You opened Google Analytics. Bounce rate: 72%. You searched "is 72% bounce rate bad" and got 47 different answers. Someone on a forum said below 40% is good. Someone else said 70% is fine depending on the industry.
Here's the straightforward answer: bounce rate is a useful signal, but it's rarely the number you should be leading with. Here's what it means for your Singapore website.
What bounce rate actually is
A bounce is when someone lands on a page on your website and leaves without doing anything else — no second page, no click, no form fill, no phone call. They landed, they bounced.
Your bounce rate is the percentage of visitors who do this. 72% bounce rate means 72 out of every 100 visitors left after seeing just one page.
That's the simple version. The important part is what comes next: a high bounce rate isn't automatically bad, and a low bounce rate isn't automatically good.
The Singapore mobile reality
Before the benchmarks, one number that changes how you should read this article: 95.8% of Singapore's population — roughly 5.6 million people — uses the internet, and the vast majority are on mobile. Singapore has near-universal mobile internet penetration. For context, the global average is around 67%. This means the vast majority of people visiting your Singapore SME website are on a phone.
That changes everything about what a "good" bounce rate looks like — because mobile visitors behave differently from desktop. They're in a hurry, they're scanning, they're on the go. A Singapore SME website that doesn't account for this mobile-first reality will have structurally higher bounce rates regardless of how good the content is.

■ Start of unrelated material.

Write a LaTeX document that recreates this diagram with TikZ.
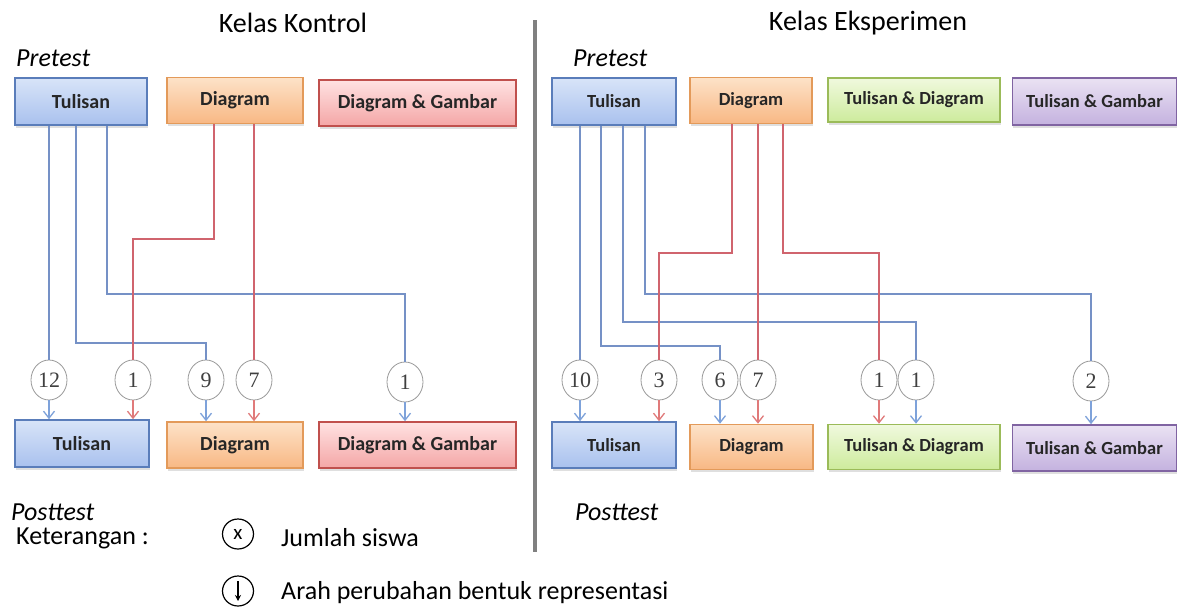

The benchmark ranges for Singapore SME sites
For most service business websites in Singapore — the kind of site a local accountant, dentist, law firm, or marketing agency would have:
- 26%–40%: Excellent. Your site is doing exactly what it should — visitors are engaging and exploring.
- 41%–55%: Average and acceptable. Most Singapore SME websites fall here. Not great, not a problem.
- 56%–70%: Needs attention. Something is causing visitors to leave after one page. Investigate.
- Above 70%: Almost always a problem on service websites. Something specific is wrong.
For context by site type:
- E-commerce (product pages): 20%–55% is normal. People are shopping and browsing multiple products.
- Blog or content site: 60%–80% is normal. People arrive, read one article, leave. That's the format.
- Service business (single-page focus): 40%–65% is expected if your site is designed to convert in one scroll.
When a high bounce rate actually means something is wrong
The bounce rate becomes actionable when you can answer the question: why are people leaving?
The most common reasons for a high bounce rate on a Singapore SME site:
Wrong traffic. You're ranking for keywords that bring the wrong visitors. If you're a corporate law firm and you're getting traffic from people searching "how to write a will for free," those visitors will bounce immediately — not because your site is bad, but because they're not your customer. Check which keywords are driving traffic in Google Search Console.
Slow page load. If your site takes more than 4 seconds to load on mobile, a significant portion of your visitors will leave before they even see your content. This is especially important in Singapore where mobile browsing is dominant. Run your site through PageSpeed Insights — if your mobile score is below 50, this is your problem.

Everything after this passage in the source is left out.